Strettamente parlando l’impianto proposto da Transmutex andrebbe definito un amplificatore di energia: il sistema non si auto-sostiene e si spegne entro pochi millisecondi se viene a mancare il fascio di protoni. In pratica l’impianto amplifica l’energia apportata dal fascio di protoni.

In una centrale nucleare “tradizionale” la fissione produce neutroni in eccesso che a loro volta provocano la fissione di altri atomi del combustibile nucleare (reazione a catena). L’unico modo per bloccare il processo di fissione è quello di estrarre completamente le barre di combustibile nucleare dal “cuore” del reattore.

Risulta abbastanza chiaro che il sistema proposto da Transmutex è caratterizzato da un livello di sicurezza intrinseca elevatissimo. L’impianto non può “sfuggire di mano” ai suoi gestori come accaduto a Černobyl o a Fukushima Dai-ichi semplicemente perché qualsiasi malfunzionamento del sistema ne provocherebbe l’immediato spegnimento.

Inoltre l’utilizzo del torio riduce a livelli molto bassi la produzione di scorie nucleari di interesse militare. In particolare – a differenza di quanto avviene con i reattori alimentati ad uranio – non si produce plutonio in quantità apprezzabile e questa è una forte garanzia rispetto ad un possibile utilizzo bellico dei sottoprodotti dell’energia nucleare.

Va anche detto che l’impianto proposto da Transmutex (analogamente a quanto avverrà per le altre centrali di IV generazione) potrà essere utilizzato per “bruciare” le scorie radioattive caratterizzate da tempi di decadimento particolarmente lunghi prodotte dalle centrali nucleari “tradizionali“. Questo contribuirà a risolvere l’enorme problema dello smaltimento sicuro di alcuni rifiuti nucleari che – tenuti nei depositi – continuerebbero ad emettere radiazioni per alcune centinaia di migliaia di anni (ottenendo una quantità limitata di scorie che decadranno entro un massimo di 300 anni).

Fin qui abbiamo visto i punti di forza della proposta elaborata da Transmutex.

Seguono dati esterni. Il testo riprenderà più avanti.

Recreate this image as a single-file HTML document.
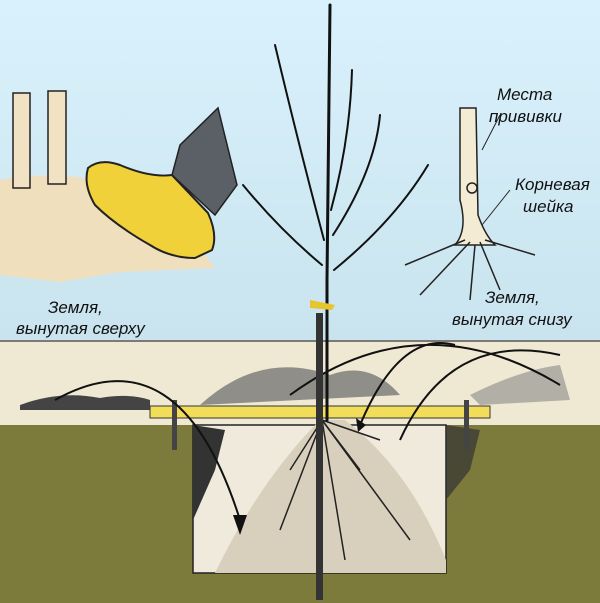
<!DOCTYPE html>
<html><head><meta charset="utf-8"><style>
html,body{margin:0;padding:0;width:600px;height:603px;overflow:hidden;background:#d3ebf5}
svg{display:block}
text{font-family:"Liberation Sans","DejaVu Sans",sans-serif;font-style:italic;fill:#111;font-size:17px}
</style></head><body>
<svg width="600" height="603" viewBox="0 0 600 603">
<defs><linearGradient id="sky" x1="0" y1="0" x2="0" y2="1"><stop offset="0" stop-color="#d9f1fc"/><stop offset="1" stop-color="#c9e4ee"/></linearGradient></defs>
<rect width="600" height="342" fill="url(#sky)"/>
<rect y="340" width="600" height="86" fill="#efe8d2"/>
<line x1="0" y1="341" x2="600" y2="341" stroke="#555" stroke-width="1.5"/>
<rect y="425" width="600" height="178" fill="#7c7b3c"/>
<rect x="193" y="425" width="253" height="148" fill="#efeadb" stroke="#222" stroke-width="1.5"/>
<path d="M193 425 L193 520 L215 470 L225 430Z" fill="#333"/>
<path d="M446 425 L446 500 L470 470 L480 430Z" fill="#333" opacity=".7"/>
<path d="M215 573 Q260 480 320 420 L345 420 Q410 470 446 560 L446 573Z" fill="#d8d0bc"/>
<path d="M200 405 Q260 350 330 375 Q370 360 400 395 Z" fill="#777" opacity=".8"/>
<path d="M20 405 Q60 390 100 398 Q130 393 150 400 L150 410 L20 410Z" fill="#444"/>
<path d="M470 395 Q520 370 560 365 L570 400 L480 405Z" fill="#888" opacity=".6"/>
<rect x="150" y="406" width="340" height="12" fill="#f2dd5a" stroke="#333" stroke-width="1"/>
<rect x="172" y="400" width="5" height="50" fill="#444"/>
<rect x="464" y="400" width="5" height="50" fill="#444"/>
<g fill="none" stroke="#111" stroke-width="2">
<path d="M55 400 Q180 330 240 520"/>
<path d="M290 395 Q420 300 560 385"/>
<path d="M360 425 Q400 330 455 345"/>
<path d="M400 440 Q450 330 560 355"/>
</g>
<g fill="#111"><path d="M233 515 L247 515 L240 535Z"/><path d="M356 418 L366 425 L358 432Z"/></g>
<g stroke="#222" stroke-width="1.5" fill="none">
<path d="M322 420 L290 470 M322 420 L360 470 M322 420 L410 540 M322 420 L280 530 M322 420 L345 560 M322 420 L380 440"/>
</g>
<rect x="316" y="313" width="7" height="287" fill="#333"/>
<g stroke="#111" stroke-width="3" fill="none" stroke-linecap="round">
<path d="M327 420 L327 280 L330 5"/>
</g>
<g stroke="#111" stroke-width="2" fill="none" stroke-linecap="round">
<path d="M322 265 Q280 230 243 185"/>
<path d="M324 240 Q300 150 275 45"/>
<path d="M331 210 Q350 140 352 70"/>
<path d="M333 235 Q375 170 380 115"/>
<path d="M334 270 Q395 220 428 165"/>
</g>
<path d="M310 300 L335 305 L332 310 L310 308Z" fill="#e6c52f"/>
<!-- left mound & boot -->
<path d="M0 180 Q40 172 85 178 L195 240 Q205 255 215 268 L120 272 L60 282 L0 275Z" fill="#f0dfbc"/>
<rect x="13" y="93" width="17" height="95" fill="#f1e2c4" stroke="#222" stroke-width="1.5"/>
<rect x="48" y="91" width="18" height="93" fill="#f1e2c4" stroke="#222" stroke-width="1.5"/>
<path d="M180 145 L218 108 L237 185 L215 215 L172 175Z" fill="#5a6066" stroke="#222" stroke-width="1.5"/>
<path d="M88 168 Q100 158 120 165 Q150 178 172 175 L208 213 Q218 235 212 250 L195 258 Q170 258 150 245 Q115 225 95 205 Q83 185 88 168Z" fill="#f0d139" stroke="#222" stroke-width="2"/>
<path d="M460 108 L476 108 L478 215 Q485 235 495 245 L455 245 Q468 230 460 200Z" fill="#f3ebd3" stroke="#222" stroke-width="1.5"/>
<circle cx="472" cy="188" r="5" fill="none" stroke="#222" stroke-width="1.5"/>
<g stroke="#222" stroke-width="1.5" fill="none"><path d="M465 240 L405 265 M470 242 L420 295 M480 242 L500 290 M485 240 L535 255 M475 245 L470 300"/></g>
<g stroke="#222" stroke-width="1" fill="none"><path d="M482 150 L500 115 M482 225 L510 190"/></g>
<text x="497" y="100">Места</text>
<text x="489" y="122">прививки</text>
<text x="515" y="190">Корневая</text>
<text x="523" y="212">шейка</text>
<text x="48" y="313">Земля,</text>
<text x="16" y="334">вынутая сверху</text>
<text x="485" y="303">Земля,</text>
<text x="452" y="325">вынутая снизу</text>
</svg>
</body></html>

Non mancano i punti di debolezza: in particolare quello legato alla complessità dell’impianto che combina tecnologie abbastanza ben sviluppate (a parte quella relativa all’utilizzo del piombo fuso), ma certamente molto complicate e costose. Lo spazio occupato e l’investimento iniziale sono ambedue considerevoli, anche se gli indubbi vantaggi in termini di sicurezza intrinseca dell’impianto potrebbero risultare decisivi per favorirne l’accettazione sociale.

Non sorprendentemente, i tempi di realizzazione del reattore proposto da Transmutex non saranno affatto brevi. Si parla indicativamente di 10 anni, ben sapendo che spesso i progetti nucleari sono soggetti a rallentamenti inaspettati. Per il momento Transmutex sta raccogliendo fondi: recentemente è stato annunciato il successo di un finanziamento pari a circa 20 milioni di Euro destinato a sostenere la progettazione avanzata del suo prototipo.